__Set task__
All of the data should be repeated exactly; pictures are not part of the copy.

__Provided data__
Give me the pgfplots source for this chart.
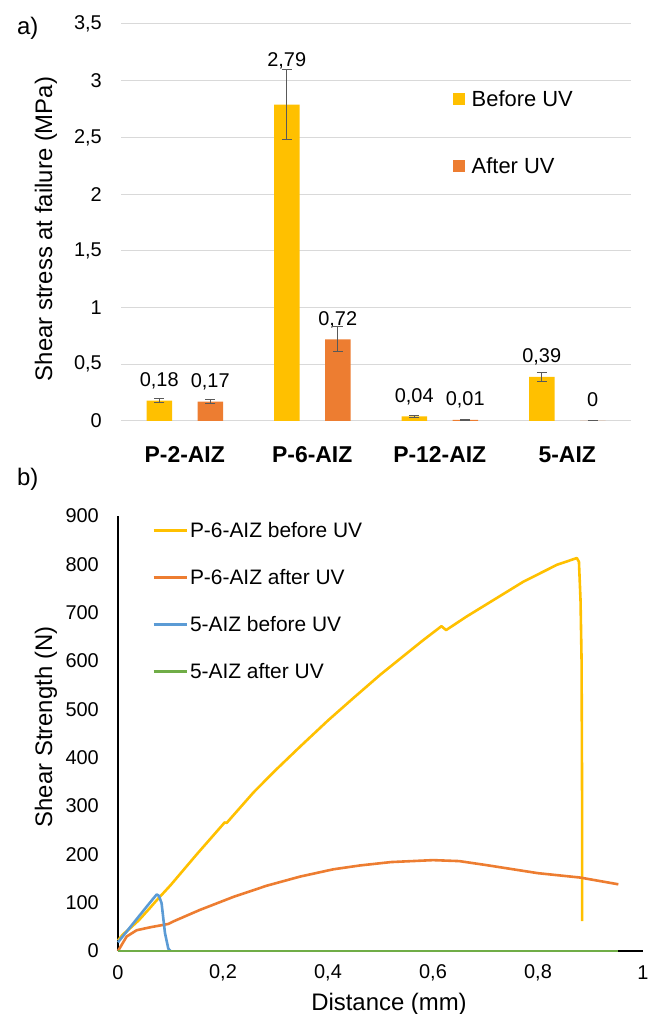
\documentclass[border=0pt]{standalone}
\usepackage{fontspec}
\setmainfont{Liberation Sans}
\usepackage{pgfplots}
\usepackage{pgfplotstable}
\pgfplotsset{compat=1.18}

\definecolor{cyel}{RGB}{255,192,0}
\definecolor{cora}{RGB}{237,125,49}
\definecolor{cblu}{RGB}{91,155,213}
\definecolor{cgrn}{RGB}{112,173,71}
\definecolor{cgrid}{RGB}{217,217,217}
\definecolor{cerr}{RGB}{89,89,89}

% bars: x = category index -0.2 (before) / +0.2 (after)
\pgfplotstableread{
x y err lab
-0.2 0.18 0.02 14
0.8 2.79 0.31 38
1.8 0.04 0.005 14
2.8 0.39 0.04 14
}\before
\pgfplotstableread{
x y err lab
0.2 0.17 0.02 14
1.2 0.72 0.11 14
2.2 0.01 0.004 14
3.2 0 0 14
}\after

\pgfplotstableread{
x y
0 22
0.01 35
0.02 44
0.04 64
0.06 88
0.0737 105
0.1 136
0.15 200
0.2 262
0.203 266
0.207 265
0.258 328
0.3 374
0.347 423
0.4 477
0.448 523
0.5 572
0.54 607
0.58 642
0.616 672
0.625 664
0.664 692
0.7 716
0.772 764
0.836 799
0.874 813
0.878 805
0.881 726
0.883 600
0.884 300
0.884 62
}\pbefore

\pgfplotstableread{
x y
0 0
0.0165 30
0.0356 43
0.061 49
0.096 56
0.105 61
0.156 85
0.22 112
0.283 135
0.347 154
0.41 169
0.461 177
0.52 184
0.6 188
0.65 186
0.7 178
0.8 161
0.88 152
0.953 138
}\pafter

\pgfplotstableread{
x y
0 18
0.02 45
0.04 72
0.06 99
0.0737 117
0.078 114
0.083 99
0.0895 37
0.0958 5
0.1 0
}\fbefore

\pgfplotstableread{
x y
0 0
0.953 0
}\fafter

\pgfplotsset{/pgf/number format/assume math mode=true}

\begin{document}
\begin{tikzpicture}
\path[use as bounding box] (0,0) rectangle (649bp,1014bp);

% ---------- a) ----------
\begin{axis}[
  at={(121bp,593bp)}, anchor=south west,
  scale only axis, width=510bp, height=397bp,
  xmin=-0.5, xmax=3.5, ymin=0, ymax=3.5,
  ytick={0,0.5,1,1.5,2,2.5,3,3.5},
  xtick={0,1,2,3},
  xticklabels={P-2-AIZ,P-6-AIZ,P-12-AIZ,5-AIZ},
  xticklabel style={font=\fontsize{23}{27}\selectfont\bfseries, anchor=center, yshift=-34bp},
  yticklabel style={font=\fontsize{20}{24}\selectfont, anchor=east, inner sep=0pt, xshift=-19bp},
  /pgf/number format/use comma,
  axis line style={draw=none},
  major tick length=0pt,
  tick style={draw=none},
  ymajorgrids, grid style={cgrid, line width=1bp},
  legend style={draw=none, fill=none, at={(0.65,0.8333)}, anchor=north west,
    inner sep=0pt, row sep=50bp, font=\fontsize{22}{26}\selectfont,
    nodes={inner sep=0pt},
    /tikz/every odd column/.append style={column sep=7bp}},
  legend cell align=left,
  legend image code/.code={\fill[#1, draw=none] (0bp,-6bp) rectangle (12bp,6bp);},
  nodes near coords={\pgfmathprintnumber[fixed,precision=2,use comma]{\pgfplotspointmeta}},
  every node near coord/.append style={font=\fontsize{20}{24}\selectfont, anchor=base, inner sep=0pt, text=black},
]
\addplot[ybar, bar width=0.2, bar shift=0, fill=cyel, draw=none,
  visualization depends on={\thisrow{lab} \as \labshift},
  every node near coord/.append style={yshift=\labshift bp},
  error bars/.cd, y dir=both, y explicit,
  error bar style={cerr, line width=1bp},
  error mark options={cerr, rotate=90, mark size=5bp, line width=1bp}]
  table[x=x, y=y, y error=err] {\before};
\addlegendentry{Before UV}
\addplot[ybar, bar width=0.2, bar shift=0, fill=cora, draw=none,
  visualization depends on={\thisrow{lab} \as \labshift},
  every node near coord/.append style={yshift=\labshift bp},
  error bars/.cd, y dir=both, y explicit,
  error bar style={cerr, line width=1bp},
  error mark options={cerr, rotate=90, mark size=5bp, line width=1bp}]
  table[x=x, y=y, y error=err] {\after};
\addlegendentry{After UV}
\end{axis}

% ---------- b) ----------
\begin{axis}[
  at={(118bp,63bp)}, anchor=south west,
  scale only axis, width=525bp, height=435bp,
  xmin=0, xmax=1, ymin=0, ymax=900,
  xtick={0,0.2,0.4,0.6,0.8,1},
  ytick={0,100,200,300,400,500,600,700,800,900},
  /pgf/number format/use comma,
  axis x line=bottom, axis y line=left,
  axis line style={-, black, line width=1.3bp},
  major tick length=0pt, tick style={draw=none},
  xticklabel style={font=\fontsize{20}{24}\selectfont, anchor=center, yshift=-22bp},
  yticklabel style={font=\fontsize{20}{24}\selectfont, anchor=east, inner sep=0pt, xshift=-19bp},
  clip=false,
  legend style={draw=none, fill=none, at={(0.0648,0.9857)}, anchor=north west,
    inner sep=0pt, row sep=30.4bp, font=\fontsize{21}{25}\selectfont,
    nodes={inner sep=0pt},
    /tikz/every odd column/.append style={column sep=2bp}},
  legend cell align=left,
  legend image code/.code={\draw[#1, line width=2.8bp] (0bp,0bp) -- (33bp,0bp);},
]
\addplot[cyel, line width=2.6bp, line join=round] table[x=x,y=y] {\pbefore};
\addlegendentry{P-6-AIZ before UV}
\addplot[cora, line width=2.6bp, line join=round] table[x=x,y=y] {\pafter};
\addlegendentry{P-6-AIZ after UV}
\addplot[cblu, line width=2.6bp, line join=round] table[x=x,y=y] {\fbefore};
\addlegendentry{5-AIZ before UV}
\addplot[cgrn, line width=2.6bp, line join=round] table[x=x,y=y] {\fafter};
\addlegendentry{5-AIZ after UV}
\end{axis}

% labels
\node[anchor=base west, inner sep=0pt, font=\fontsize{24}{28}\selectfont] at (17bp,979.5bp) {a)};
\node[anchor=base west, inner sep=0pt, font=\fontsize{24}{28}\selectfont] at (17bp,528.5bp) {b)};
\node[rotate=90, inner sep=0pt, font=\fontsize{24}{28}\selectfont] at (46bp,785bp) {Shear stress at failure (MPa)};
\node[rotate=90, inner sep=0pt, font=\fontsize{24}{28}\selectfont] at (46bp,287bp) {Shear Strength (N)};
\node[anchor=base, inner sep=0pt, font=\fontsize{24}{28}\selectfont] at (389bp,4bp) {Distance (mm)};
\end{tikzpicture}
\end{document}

__Written solution__
Give me the pgfplots source for this chart.
\documentclass[border=0pt]{standalone}
\usepackage{fontspec}
\setmainfont{Liberation Sans}
\usepackage{pgfplots}
\usepackage{pgfplotstable}
\pgfplotsset{compat=1.18}

\definecolor{cyel}{RGB}{255,192,0}
\definecolor{cora}{RGB}{237,125,49}
\definecolor{cblu}{RGB}{91,155,213}
\definecolor{cgrn}{RGB}{112,173,71}
\definecolor{cgrid}{RGB}{217,217,217}
\definecolor{cerr}{RGB}{89,89,89}

% bars: x = category index -0.2 (before) / +0.2 (after)
\pgfplotstableread{
x y err lab
-0.2 0.18 0.02 14
0.8 2.79 0.31 38
1.8 0.04 0.005 14
2.8 0.39 0.04 14
}\before
\pgfplotstableread{
x y err lab
0.2 0.17 0.02 14
1.2 0.72 0.11 14
2.2 0.01 0.004 14
3.2 0 0 14
}\after

\pgfplotstableread{
x y
0 22
0.01 35
0.02 44
0.04 64
0.06 88
0.0737 105
0.1 136
0.15 200
0.2 262
0.203 266
0.207 265
0.258 328
0.3 374
0.347 423
0.4 477
0.448 523
0.5 572
0.54 607
0.58 642
0.616 672
0.625 664
0.664 692
0.7 716
0.772 764
0.836 799
0.874 813
0.878 805
0.881 726
0.883 600
0.884 300
0.884 62
}\pbefore

\pgfplotstableread{
x y
0 0
0.0165 30
0.0356 43
0.061 49
0.096 56
0.105 61
0.156 85
0.22 112
0.283 135
0.347 154
0.41 169
0.461 177
0.52 184
0.6 188
0.65 186
0.7 178
0.8 161
0.88 152
0.953 138
}\pafter

\pgfplotstableread{
x y
0 18
0.02 45
0.04 72
0.06 99
0.0737 117
0.078 114
0.083 99
0.0895 37
0.0958 5
0.1 0
}\fbefore

\pgfplotstableread{
x y
0 0
0.953 0
}\fafter

\pgfplotsset{/pgf/number format/assume math mode=true}

\begin{document}
\begin{tikzpicture}
\path[use as bounding box] (0,0) rectangle (649bp,1014bp);

% ---------- a) ----------
\begin{axis}[
  at={(121bp,593bp)}, anchor=south west,
  scale only axis, width=510bp, height=397bp,
  xmin=-0.5, xmax=3.5, ymin=0, ymax=3.5,
  ytick={0,0.5,1,1.5,2,2.5,3,3.5},
  xtick={0,1,2,3},
  xticklabels={P-2-AIZ,P-6-AIZ,P-12-AIZ,5-AIZ},
  xticklabel style={font=\fontsize{23}{27}\selectfont\bfseries, anchor=center, yshift=-34bp},
  yticklabel style={font=\fontsize{20}{24}\selectfont, anchor=east, inner sep=0pt, xshift=-19bp},
  /pgf/number format/use comma,
  axis line style={draw=none},
  major tick length=0pt,
  tick style={draw=none},
  ymajorgrids, grid style={cgrid, line width=1bp},
  legend style={draw=none, fill=none, at={(0.65,0.8333)}, anchor=north west,
    inner sep=0pt, row sep=50bp, font=\fontsize{22}{26}\selectfont,
    nodes={inner sep=0pt},
    /tikz/every odd column/.append style={column sep=7bp}},
  legend cell align=left,
  legend image code/.code={\fill[#1, draw=none] (0bp,-6bp) rectangle (12bp,6bp);},
  nodes near coords={\pgfmathprintnumber[fixed,precision=2,use comma]{\pgfplotspointmeta}},
  every node near coord/.append style={font=\fontsize{20}{24}\selectfont, anchor=base, inner sep=0pt, text=black},
]
\addplot[ybar, bar width=0.2, bar shift=0, fill=cyel, draw=none,
  visualization depends on={\thisrow{lab} \as \labshift},
  every node near coord/.append style={yshift=\labshift bp},
  error bars/.cd, y dir=both, y explicit,
  error bar style={cerr, line width=1bp},
  error mark options={cerr, rotate=90, mark size=5bp, line width=1bp}]
  table[x=x, y=y, y error=err] {\before};
\addlegendentry{Before UV}
\addplot[ybar, bar width=0.2, bar shift=0, fill=cora, draw=none,
  visualization depends on={\thisrow{lab} \as \labshift},
  every node near coord/.append style={yshift=\labshift bp},
  error bars/.cd, y dir=both, y explicit,
  error bar style={cerr, line width=1bp},
  error mark options={cerr, rotate=90, mark size=5bp, line width=1bp}]
  table[x=x, y=y, y error=err] {\after};
\addlegendentry{After UV}
\end{axis}

% ---------- b) ----------
\begin{axis}[
  at={(118bp,63bp)}, anchor=south west,
  scale only axis, width=525bp, height=435bp,
  xmin=0, xmax=1, ymin=0, ymax=900,
  xtick={0,0.2,0.4,0.6,0.8,1},
  ytick={0,100,200,300,400,500,600,700,800,900},
  /pgf/number format/use comma,
  axis x line=bottom, axis y line=left,
  axis line style={-, black, line width=1.3bp},
  major tick length=0pt, tick style={draw=none},
  xticklabel style={font=\fontsize{20}{24}\selectfont, anchor=center, yshift=-22bp},
  yticklabel style={font=\fontsize{20}{24}\selectfont, anchor=east, inner sep=0pt, xshift=-19bp},
  clip=false,
  legend style={draw=none, fill=none, at={(0.0648,0.9857)}, anchor=north west,
    inner sep=0pt, row sep=30.4bp, font=\fontsize{21}{25}\selectfont,
    nodes={inner sep=0pt},
    /tikz/every odd column/.append style={column sep=2bp}},
  legend cell align=left,
  legend image code/.code={\draw[#1, line width=2.8bp] (0bp,0bp) -- (33bp,0bp);},
]
\addplot[cyel, line width=2.6bp, line join=round] table[x=x,y=y] {\pbefore};
\addlegendentry{P-6-AIZ before UV}
\addplot[cora, line width=2.6bp, line join=round] table[x=x,y=y] {\pafter};
\addlegendentry{P-6-AIZ after UV}
\addplot[cblu, line width=2.6bp, line join=round] table[x=x,y=y] {\fbefore};
\addlegendentry{5-AIZ before UV}
\addplot[cgrn, line width=2.6bp, line join=round] table[x=x,y=y] {\fafter};
\addlegendentry{5-AIZ after UV}
\end{axis}

% labels
\node[anchor=base west, inner sep=0pt, font=\fontsize{24}{28}\selectfont] at (17bp,979.5bp) {a)};
\node[anchor=base west, inner sep=0pt, font=\fontsize{24}{28}\selectfont] at (17bp,528.5bp) {b)};
\node[rotate=90, inner sep=0pt, font=\fontsize{24}{28}\selectfont] at (46bp,785bp) {Shear stress at failure (MPa)};
\node[rotate=90, inner sep=0pt, font=\fontsize{24}{28}\selectfont] at (46bp,287bp) {Shear Strength (N)};
\node[anchor=base, inner sep=0pt, font=\fontsize{24}{28}\selectfont] at (389bp,4bp) {Distance (mm)};
\end{tikzpicture}
\end{document}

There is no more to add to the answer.